> [AVAILABLE DATA]:
########################################
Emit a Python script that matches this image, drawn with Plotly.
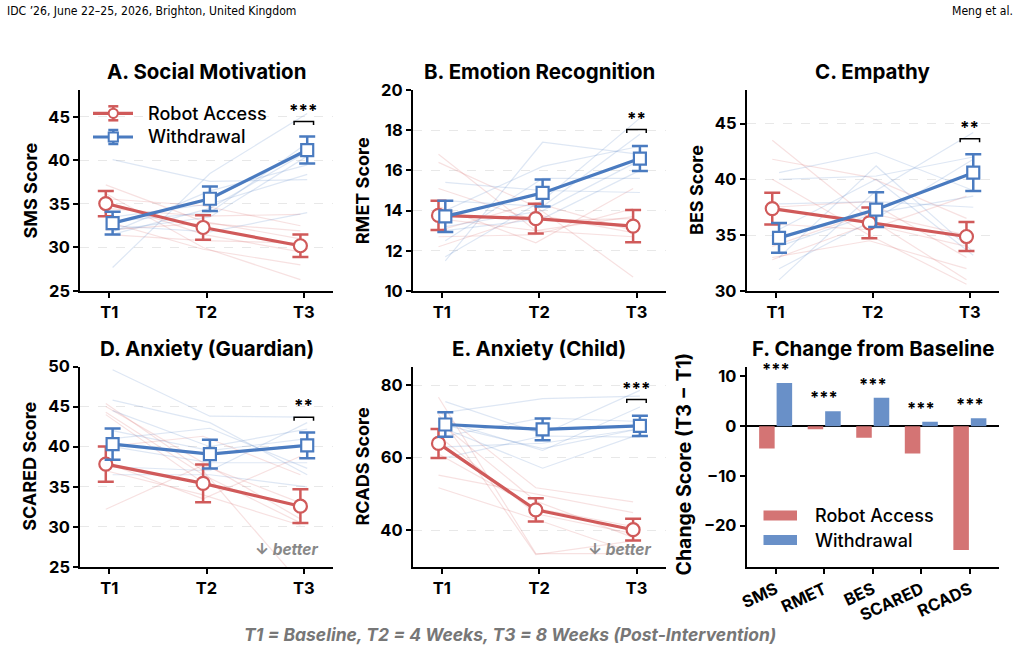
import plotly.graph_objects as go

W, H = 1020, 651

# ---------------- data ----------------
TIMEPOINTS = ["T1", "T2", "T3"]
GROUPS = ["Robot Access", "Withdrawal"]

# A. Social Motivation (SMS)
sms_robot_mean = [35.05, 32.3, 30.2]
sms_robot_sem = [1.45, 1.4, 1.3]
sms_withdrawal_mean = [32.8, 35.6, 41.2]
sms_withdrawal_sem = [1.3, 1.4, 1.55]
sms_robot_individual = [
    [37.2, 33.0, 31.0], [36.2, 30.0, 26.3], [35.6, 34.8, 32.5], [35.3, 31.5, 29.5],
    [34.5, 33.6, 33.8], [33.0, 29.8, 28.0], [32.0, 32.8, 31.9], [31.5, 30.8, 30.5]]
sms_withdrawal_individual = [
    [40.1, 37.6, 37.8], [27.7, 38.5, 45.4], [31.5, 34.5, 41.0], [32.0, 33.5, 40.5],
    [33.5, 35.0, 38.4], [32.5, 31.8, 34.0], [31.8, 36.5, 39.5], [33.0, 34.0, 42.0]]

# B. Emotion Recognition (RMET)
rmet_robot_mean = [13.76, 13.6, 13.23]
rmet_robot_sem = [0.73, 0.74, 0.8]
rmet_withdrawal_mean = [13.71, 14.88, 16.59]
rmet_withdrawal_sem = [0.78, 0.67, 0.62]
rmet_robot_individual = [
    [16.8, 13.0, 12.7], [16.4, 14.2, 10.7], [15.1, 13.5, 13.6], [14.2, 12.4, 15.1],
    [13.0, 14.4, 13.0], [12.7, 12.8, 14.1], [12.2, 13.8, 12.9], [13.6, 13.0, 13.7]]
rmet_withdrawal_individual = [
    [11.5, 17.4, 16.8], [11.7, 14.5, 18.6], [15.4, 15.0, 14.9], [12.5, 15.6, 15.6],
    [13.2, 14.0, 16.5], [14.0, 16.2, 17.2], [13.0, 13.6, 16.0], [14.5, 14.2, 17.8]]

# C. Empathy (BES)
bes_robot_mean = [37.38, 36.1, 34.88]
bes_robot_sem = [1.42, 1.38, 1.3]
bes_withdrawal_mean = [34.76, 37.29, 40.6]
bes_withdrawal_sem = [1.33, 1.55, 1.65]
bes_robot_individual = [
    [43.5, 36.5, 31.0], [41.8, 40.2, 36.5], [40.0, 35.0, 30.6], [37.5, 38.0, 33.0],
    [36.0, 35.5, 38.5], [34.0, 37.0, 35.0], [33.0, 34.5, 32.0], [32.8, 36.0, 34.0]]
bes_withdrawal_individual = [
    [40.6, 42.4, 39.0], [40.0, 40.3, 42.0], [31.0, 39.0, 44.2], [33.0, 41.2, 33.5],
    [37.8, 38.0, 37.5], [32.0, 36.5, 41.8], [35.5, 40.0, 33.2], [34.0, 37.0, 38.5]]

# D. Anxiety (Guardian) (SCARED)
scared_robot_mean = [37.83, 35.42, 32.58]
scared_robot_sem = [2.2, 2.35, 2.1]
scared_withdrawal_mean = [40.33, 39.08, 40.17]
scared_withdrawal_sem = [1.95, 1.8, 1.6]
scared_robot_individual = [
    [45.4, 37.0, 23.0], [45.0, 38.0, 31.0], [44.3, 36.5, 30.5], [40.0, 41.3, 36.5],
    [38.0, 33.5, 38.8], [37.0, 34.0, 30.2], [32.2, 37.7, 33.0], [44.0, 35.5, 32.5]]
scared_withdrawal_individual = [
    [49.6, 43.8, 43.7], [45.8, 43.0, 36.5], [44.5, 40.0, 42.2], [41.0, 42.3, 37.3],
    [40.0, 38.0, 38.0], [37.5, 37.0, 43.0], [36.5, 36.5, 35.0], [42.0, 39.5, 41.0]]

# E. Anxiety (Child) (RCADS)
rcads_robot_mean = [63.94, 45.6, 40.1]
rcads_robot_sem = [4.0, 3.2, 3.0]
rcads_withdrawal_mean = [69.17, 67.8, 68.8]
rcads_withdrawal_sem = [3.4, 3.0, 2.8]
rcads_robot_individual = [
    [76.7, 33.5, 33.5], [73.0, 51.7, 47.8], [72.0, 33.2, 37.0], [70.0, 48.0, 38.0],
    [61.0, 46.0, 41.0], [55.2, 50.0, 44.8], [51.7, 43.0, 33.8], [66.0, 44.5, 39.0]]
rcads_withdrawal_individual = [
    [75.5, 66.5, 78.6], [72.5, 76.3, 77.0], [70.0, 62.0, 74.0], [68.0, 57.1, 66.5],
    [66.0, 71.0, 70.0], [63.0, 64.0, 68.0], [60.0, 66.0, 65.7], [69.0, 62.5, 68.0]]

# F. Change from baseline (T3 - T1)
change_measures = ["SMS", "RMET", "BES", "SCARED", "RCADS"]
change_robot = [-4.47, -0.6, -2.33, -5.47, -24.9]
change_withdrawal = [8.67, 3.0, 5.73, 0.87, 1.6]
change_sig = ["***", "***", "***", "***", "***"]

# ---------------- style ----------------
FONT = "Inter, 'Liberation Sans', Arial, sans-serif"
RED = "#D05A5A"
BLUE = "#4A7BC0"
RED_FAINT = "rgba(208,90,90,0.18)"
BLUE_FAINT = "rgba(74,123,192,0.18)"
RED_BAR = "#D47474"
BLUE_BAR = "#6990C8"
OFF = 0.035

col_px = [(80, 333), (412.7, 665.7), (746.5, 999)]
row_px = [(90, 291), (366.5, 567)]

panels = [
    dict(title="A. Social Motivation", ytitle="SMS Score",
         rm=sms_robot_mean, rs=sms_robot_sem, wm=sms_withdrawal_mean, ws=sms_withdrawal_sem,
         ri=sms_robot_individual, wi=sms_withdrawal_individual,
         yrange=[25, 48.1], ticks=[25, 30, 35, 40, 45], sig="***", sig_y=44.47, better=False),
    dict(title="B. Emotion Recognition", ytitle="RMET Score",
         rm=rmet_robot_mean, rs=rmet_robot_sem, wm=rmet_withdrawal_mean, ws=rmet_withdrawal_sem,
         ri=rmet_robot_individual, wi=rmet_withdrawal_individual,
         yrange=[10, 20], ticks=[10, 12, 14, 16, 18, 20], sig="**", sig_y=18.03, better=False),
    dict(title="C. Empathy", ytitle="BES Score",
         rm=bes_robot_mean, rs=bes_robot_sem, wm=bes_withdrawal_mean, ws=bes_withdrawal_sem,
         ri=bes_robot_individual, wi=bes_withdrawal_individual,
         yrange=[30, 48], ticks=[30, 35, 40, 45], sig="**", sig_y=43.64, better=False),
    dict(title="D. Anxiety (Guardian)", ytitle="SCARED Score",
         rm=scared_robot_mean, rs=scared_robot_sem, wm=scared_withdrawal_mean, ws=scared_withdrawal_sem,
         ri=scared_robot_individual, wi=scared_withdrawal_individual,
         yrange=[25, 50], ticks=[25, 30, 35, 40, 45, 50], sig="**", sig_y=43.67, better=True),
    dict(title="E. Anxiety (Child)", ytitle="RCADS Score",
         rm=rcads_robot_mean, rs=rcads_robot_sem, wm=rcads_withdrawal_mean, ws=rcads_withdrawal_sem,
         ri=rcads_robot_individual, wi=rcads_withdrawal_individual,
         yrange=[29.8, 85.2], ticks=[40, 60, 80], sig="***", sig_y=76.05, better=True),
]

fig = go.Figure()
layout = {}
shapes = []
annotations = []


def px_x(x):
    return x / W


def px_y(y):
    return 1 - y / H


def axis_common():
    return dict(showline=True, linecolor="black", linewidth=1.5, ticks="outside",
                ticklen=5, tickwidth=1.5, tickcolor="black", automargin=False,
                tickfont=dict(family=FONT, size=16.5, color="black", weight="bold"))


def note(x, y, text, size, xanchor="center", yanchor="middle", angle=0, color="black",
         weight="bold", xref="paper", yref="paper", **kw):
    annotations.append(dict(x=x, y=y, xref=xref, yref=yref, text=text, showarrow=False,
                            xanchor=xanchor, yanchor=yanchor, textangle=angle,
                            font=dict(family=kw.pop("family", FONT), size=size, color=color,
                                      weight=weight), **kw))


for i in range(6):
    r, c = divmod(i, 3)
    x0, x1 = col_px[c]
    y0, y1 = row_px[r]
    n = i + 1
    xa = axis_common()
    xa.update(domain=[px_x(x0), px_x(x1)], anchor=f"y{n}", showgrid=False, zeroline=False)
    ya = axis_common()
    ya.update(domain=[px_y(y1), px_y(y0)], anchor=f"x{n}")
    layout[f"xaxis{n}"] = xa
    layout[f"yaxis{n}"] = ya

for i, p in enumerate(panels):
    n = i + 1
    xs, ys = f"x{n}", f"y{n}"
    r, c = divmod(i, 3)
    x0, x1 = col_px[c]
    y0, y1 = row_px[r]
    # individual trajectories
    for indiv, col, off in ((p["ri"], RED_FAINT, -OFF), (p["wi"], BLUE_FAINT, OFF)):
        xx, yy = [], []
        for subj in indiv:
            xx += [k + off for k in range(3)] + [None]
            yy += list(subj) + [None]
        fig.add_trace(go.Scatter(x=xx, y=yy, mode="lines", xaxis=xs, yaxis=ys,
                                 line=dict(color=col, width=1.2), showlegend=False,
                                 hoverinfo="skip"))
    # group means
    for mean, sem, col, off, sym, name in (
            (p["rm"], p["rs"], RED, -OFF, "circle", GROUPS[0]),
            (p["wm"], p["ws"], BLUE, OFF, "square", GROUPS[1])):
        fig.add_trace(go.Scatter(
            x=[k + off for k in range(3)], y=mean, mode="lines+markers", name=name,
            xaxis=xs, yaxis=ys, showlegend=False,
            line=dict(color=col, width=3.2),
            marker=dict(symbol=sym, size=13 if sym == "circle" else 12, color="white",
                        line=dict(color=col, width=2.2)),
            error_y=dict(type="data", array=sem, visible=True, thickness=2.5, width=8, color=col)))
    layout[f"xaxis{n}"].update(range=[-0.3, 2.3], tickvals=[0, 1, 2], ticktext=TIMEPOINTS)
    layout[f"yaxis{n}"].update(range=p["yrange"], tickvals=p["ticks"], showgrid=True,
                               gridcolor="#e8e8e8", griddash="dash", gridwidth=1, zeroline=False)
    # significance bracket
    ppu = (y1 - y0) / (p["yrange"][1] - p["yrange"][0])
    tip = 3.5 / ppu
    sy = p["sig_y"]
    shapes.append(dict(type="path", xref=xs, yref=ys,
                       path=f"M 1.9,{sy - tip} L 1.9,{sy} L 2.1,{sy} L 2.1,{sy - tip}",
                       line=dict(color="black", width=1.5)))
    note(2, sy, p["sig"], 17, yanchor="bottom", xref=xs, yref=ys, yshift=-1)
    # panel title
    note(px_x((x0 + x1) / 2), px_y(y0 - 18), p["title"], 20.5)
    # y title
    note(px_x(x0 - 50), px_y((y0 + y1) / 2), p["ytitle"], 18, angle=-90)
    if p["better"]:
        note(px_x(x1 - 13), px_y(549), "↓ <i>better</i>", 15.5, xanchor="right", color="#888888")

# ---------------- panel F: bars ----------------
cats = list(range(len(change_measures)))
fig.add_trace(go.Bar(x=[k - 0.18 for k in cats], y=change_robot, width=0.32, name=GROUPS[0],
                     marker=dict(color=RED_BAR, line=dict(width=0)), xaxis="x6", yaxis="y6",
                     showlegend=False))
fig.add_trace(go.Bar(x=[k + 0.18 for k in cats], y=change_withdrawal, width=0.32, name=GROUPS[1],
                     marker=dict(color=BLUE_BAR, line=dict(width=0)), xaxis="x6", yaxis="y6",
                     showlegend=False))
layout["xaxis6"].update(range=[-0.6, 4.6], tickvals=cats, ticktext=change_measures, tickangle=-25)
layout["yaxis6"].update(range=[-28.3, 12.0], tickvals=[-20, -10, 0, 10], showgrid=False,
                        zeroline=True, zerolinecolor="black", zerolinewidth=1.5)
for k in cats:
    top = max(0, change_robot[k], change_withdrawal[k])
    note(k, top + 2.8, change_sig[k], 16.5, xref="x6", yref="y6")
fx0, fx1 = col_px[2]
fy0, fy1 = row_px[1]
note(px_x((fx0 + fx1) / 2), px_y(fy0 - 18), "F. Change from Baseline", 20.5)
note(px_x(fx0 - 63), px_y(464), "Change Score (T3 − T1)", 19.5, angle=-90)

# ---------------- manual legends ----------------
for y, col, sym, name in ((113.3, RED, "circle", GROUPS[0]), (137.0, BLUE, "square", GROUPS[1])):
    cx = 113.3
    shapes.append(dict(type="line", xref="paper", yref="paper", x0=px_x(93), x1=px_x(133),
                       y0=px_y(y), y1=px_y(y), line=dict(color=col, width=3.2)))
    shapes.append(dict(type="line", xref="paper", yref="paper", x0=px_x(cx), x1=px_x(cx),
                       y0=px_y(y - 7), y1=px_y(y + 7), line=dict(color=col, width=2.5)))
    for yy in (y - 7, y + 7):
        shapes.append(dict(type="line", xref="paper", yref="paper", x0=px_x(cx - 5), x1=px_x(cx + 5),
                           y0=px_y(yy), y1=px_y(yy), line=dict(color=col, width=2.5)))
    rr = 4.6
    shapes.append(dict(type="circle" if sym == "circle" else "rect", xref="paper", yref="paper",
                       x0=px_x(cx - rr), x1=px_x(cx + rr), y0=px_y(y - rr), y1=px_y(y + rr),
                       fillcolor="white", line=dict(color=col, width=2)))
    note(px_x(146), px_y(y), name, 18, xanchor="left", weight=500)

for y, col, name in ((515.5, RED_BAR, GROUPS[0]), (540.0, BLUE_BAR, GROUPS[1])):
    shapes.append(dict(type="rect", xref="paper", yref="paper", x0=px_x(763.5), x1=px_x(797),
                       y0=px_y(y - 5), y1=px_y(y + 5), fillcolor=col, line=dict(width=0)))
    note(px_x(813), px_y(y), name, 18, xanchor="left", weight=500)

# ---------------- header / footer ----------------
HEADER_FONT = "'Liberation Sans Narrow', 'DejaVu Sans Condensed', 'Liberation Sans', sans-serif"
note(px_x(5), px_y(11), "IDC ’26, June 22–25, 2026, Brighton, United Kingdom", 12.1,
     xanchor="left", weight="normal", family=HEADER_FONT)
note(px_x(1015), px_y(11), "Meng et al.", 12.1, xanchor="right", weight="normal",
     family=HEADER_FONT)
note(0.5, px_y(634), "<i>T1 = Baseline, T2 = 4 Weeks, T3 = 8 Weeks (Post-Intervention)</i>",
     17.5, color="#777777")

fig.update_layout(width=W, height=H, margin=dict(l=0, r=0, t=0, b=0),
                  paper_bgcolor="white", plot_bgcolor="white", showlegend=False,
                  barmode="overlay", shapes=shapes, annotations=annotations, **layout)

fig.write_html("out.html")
########################################
> [WRITTEN PROBLEM]:
Begin at the top of the material above and output each line exactly, stopping after the line that holds "[33.0, 34.0, 42.0]]". Leave out pictures.

> [FULL ANSWER]:
Emit a Python script that matches this image, drawn with Plotly.
import plotly.graph_objects as go

W, H = 1020, 651

# ---------------- data ----------------
TIMEPOINTS = ["T1", "T2", "T3"]
GROUPS = ["Robot Access", "Withdrawal"]

# A. Social Motivation (SMS)
sms_robot_mean = [35.05, 32.3, 30.2]
sms_robot_sem = [1.45, 1.4, 1.3]
sms_withdrawal_mean = [32.8, 35.6, 41.2]
sms_withdrawal_sem = [1.3, 1.4, 1.55]
sms_robot_individual = [
    [37.2, 33.0, 31.0], [36.2, 30.0, 26.3], [35.6, 34.8, 32.5], [35.3, 31.5, 29.5],
    [34.5, 33.6, 33.8], [33.0, 29.8, 28.0], [32.0, 32.8, 31.9], [31.5, 30.8, 30.5]]
sms_withdrawal_individual = [
    [40.1, 37.6, 37.8], [27.7, 38.5, 45.4], [31.5, 34.5, 41.0], [32.0, 33.5, 40.5],
    [33.5, 35.0, 38.4], [32.5, 31.8, 34.0], [31.8, 36.5, 39.5], [33.0, 34.0, 42.0]]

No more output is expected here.